> **The problem**:
The lines to extract run from the first line of the material below to the line containing "from matplotlib.ticker import", both included; leave the pictures behind.

> **Material provided**:
******

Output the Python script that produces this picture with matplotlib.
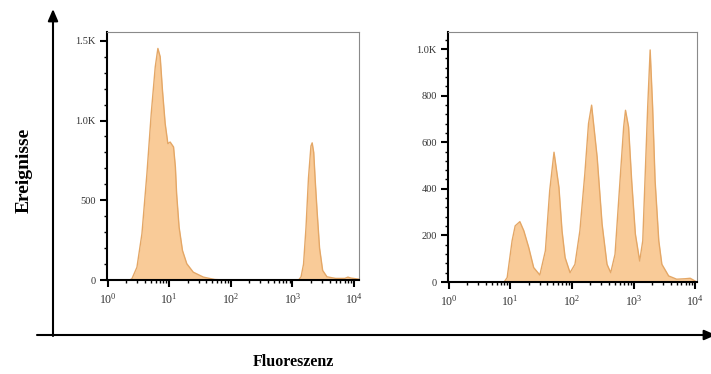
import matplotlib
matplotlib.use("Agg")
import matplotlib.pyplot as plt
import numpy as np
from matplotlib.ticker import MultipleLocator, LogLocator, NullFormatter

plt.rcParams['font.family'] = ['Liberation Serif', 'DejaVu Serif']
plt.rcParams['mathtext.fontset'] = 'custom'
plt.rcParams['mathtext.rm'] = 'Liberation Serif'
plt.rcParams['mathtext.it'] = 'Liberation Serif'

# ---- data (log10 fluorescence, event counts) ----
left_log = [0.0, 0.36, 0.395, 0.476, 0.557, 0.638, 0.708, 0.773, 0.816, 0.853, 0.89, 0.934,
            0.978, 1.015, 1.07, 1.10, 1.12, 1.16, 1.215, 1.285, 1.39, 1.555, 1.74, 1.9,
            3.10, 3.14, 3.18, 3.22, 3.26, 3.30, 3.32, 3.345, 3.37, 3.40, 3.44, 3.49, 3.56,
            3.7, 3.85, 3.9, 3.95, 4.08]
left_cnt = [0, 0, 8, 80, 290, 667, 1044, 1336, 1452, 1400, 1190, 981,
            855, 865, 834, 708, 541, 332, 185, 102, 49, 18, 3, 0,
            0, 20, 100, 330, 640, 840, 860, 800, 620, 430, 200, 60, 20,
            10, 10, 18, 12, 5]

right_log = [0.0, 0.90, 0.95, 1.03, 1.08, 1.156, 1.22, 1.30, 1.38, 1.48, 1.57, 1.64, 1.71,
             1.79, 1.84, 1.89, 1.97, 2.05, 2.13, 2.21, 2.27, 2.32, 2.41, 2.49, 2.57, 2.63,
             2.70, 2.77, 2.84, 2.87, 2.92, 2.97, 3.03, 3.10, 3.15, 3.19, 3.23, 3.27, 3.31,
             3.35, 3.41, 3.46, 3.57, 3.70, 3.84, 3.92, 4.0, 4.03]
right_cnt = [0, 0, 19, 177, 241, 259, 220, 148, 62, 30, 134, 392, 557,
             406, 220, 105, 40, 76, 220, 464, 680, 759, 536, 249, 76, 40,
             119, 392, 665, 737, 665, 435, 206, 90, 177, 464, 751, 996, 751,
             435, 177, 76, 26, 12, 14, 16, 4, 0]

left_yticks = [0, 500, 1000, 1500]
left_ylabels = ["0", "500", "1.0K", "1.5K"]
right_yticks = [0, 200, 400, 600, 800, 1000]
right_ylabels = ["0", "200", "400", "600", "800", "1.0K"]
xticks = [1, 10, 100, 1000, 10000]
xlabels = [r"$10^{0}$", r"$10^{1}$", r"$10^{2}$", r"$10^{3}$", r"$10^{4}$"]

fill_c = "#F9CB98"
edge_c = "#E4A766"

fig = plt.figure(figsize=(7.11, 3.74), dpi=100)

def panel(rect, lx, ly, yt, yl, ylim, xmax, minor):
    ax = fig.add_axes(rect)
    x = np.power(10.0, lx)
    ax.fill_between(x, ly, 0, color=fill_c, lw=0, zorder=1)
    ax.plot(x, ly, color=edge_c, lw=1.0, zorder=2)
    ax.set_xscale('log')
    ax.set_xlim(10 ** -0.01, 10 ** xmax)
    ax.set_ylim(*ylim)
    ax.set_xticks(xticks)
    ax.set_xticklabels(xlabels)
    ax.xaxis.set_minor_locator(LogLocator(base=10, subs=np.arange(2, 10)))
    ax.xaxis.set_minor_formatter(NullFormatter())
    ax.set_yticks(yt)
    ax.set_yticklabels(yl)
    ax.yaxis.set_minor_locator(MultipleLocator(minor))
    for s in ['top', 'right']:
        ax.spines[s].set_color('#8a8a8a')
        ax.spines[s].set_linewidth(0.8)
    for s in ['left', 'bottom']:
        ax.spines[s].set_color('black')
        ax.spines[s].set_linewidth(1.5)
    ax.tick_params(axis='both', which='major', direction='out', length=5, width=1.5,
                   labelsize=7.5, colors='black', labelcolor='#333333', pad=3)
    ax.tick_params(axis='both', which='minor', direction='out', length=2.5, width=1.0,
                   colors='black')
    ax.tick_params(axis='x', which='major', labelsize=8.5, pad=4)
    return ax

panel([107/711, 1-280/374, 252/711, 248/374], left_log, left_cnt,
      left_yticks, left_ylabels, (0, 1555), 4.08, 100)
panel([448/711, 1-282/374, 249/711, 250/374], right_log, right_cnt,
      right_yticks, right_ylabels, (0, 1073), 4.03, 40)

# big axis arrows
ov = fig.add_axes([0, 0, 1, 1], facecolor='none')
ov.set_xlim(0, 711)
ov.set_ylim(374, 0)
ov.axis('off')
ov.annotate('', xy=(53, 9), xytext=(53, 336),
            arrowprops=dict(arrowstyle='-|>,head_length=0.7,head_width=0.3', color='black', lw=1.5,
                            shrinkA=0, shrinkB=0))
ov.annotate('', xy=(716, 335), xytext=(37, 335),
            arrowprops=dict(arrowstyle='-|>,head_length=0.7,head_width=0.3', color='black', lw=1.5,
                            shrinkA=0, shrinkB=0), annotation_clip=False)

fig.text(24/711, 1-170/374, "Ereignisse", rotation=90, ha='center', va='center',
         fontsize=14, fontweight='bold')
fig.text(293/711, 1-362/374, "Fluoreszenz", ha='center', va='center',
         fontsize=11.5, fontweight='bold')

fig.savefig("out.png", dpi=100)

******

> **Reply to the exercise**:
Output the Python script that produces this picture with matplotlib.
import matplotlib
matplotlib.use("Agg")
import matplotlib.pyplot as plt
import numpy as np
from matplotlib.ticker import MultipleLocator, LogLocator, NullFormatter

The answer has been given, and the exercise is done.